For several years, I’ve been following trends in data analysis in literary studies. As my PhD begins to come to a close, I turn my attention to a comprehensive study of ideas and methods of literary analysis that emerge from reading data into literature.

So, a short sweep:
Ten years ago, literary scholar Franco Moretti published Graphs, Maps, Trees: Abstract Models for Literary History, a fascinating re-approach to literary study whereby the data visualization of hundreds of literary texts’ narrative content (through graphs, maps, and trees) allows us to grasp larger trends in literary history.

Five years ago, Google Books & Harvard physicists attempted to quantify the English language through a database: drawing from millions of digitized literary texts, they mapped patterns in the literary usage of words through what is called “culturonomics,” whereby language is proven to reflect cultural atmospheres and change.

In the past five years, and with increasing urgency and interest, digital humanists and literary scholars have expanded methods of database analysis to consider the quantification of narrative. For example, through Stanford’s Literary Lab, Moretti combined network theory with plot analysis in theory and practice, furthering the intent of the digital humanities to unite new media tools with humanistic interpretation.

Given that we have created our own burden of information overload through the database (what I’d describe as a gluttonization or perversion of the archive that is less Foucault and more Kittler), it is inevitable that we now have to fix the repercussions of what once seemed to be “useful” strategies and tools, much in the same way that we must address pollution and climate change. With digital access to an abundance of literature that cannot be read by one person in a lifetime, the coping method is to read in a way that is described as “surface”-level or “shallow.” NK Hayles has described the practices of “hyper reading” and “machine reading”; Moretti, “distant reading”; and the research team of HathiTrust, “non-consumptive reading,” to name a few. My approach to the changing environment and stakes of literary analysis and humanities scholarship is to trace shifts in narrational method and comprehension. How do emerging approaches to literary analysis impact how we make narrative meaning?

And since this research project is in its nascency, that’s all I’ll post for now. Look for more in the upcoming months, or come see my paper “On the Value of Narrative in a Reflexive Digital Humanities” at CSDH (Canadian Society for Digital Humanities) at the Congress of the Humanities & Social Sciences in two weeks.

“Electronic Literature as Comparative Literature”: Where Cultural and Media Convergences Meet

In May 2014, I gave a short talk (scroll down for audio) at the annual meeting of the Canadian Comparative Literature Association in which I discussed the conceptual and disciplinary parameters of the literary vis-à-vis emerging notions of comparative textual analysis. “The work of comparative literary study,” I argue, “inherently involves diffusion through limits–the surveying of how definitive borders between and among texts, languages, cultures, disciplines, and theories are breached. And though we all study a form of literature or textuality, the pervasion now includes that of media and modes” (Fan 2014).

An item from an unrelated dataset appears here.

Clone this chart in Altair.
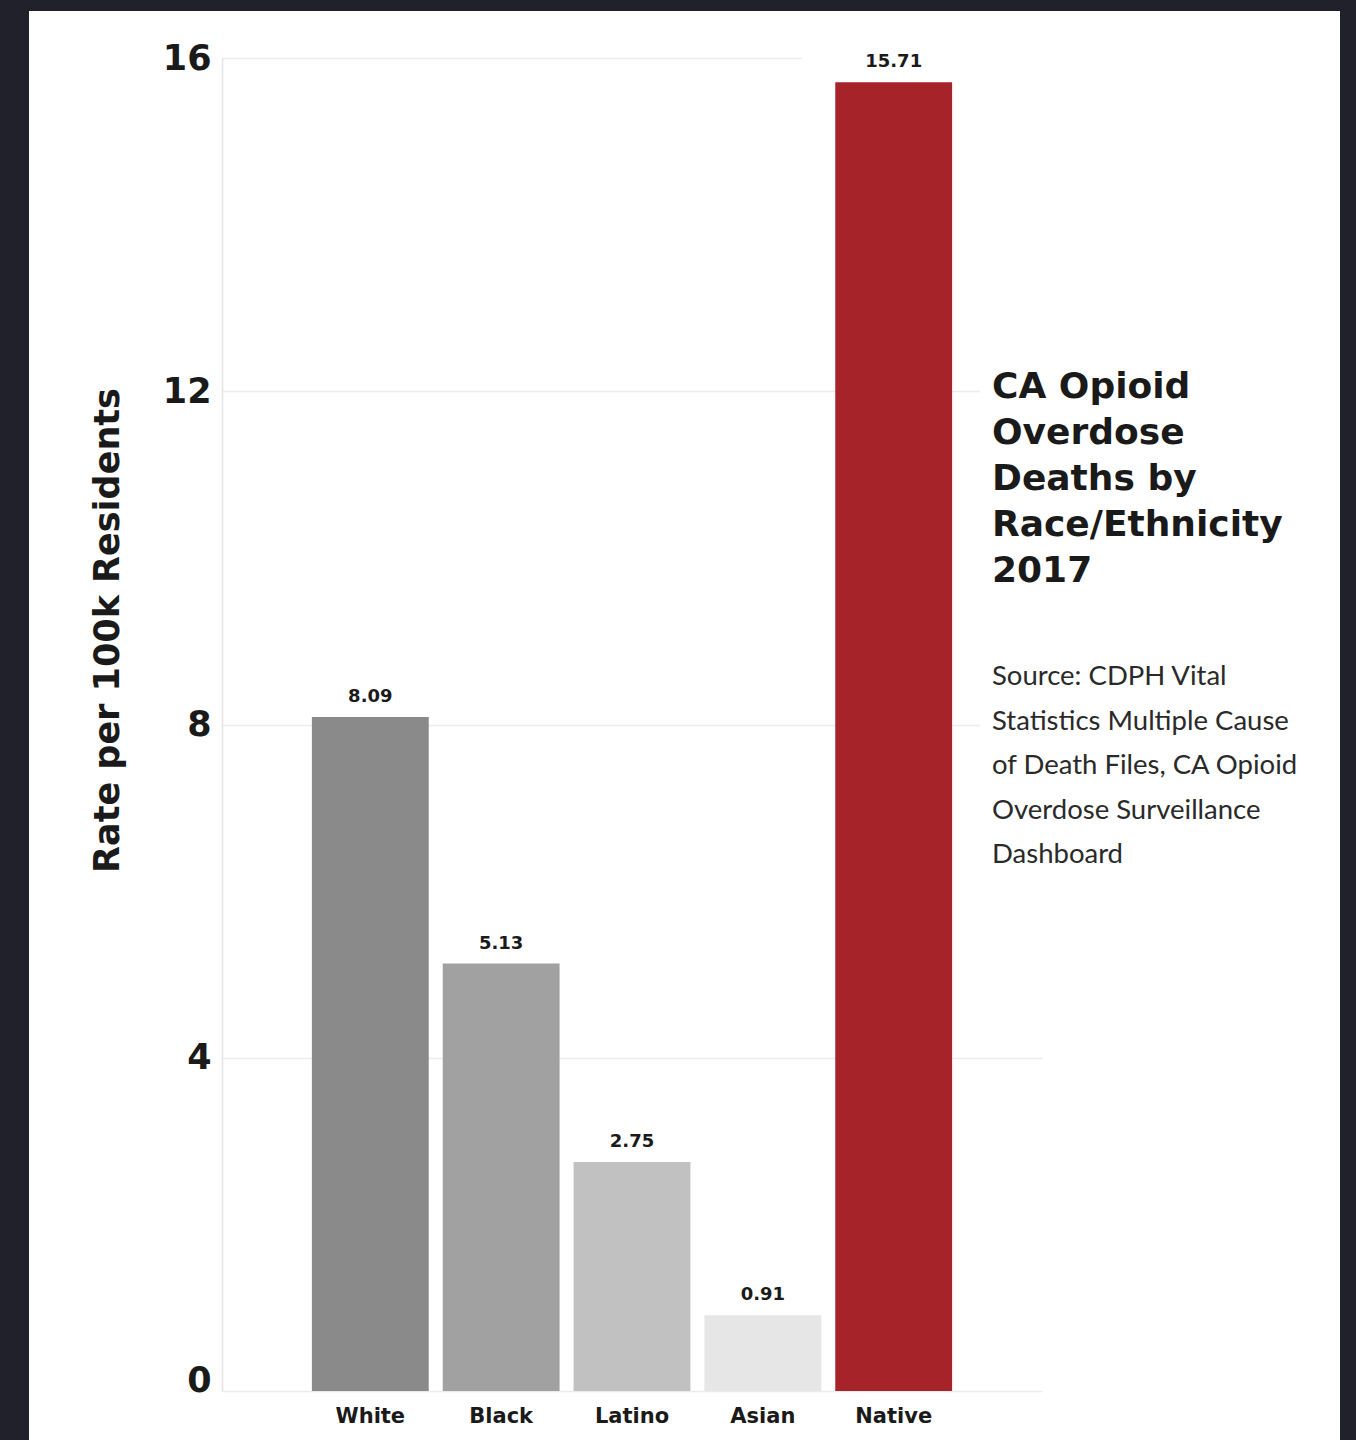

Rather than point to the demise of Comparative Literature as a discipline, the breaching of boundaries has fostered new theories and methodologies for comparative analysis–including the study of comparative textual media, spearheaded by Katherine Hayles and Jessica Pressman, and explored in their 2013 collection, Comparative Textual Media: Transforming the Humanities in the Postprint Era.

As the state of Comparative Literature continues to be negotiated, Pressman (@jesspress on Twitter) shows how a comparative media framework contributes to our current and developing comprehensions of comparative textual analysis:

In this piece published by the American Comparative Literature Association, Pressman inquires into the place of electronic literature in/as comparative literature, identifying a form and style of contemporary literature that necessitates comparative reading and thinking.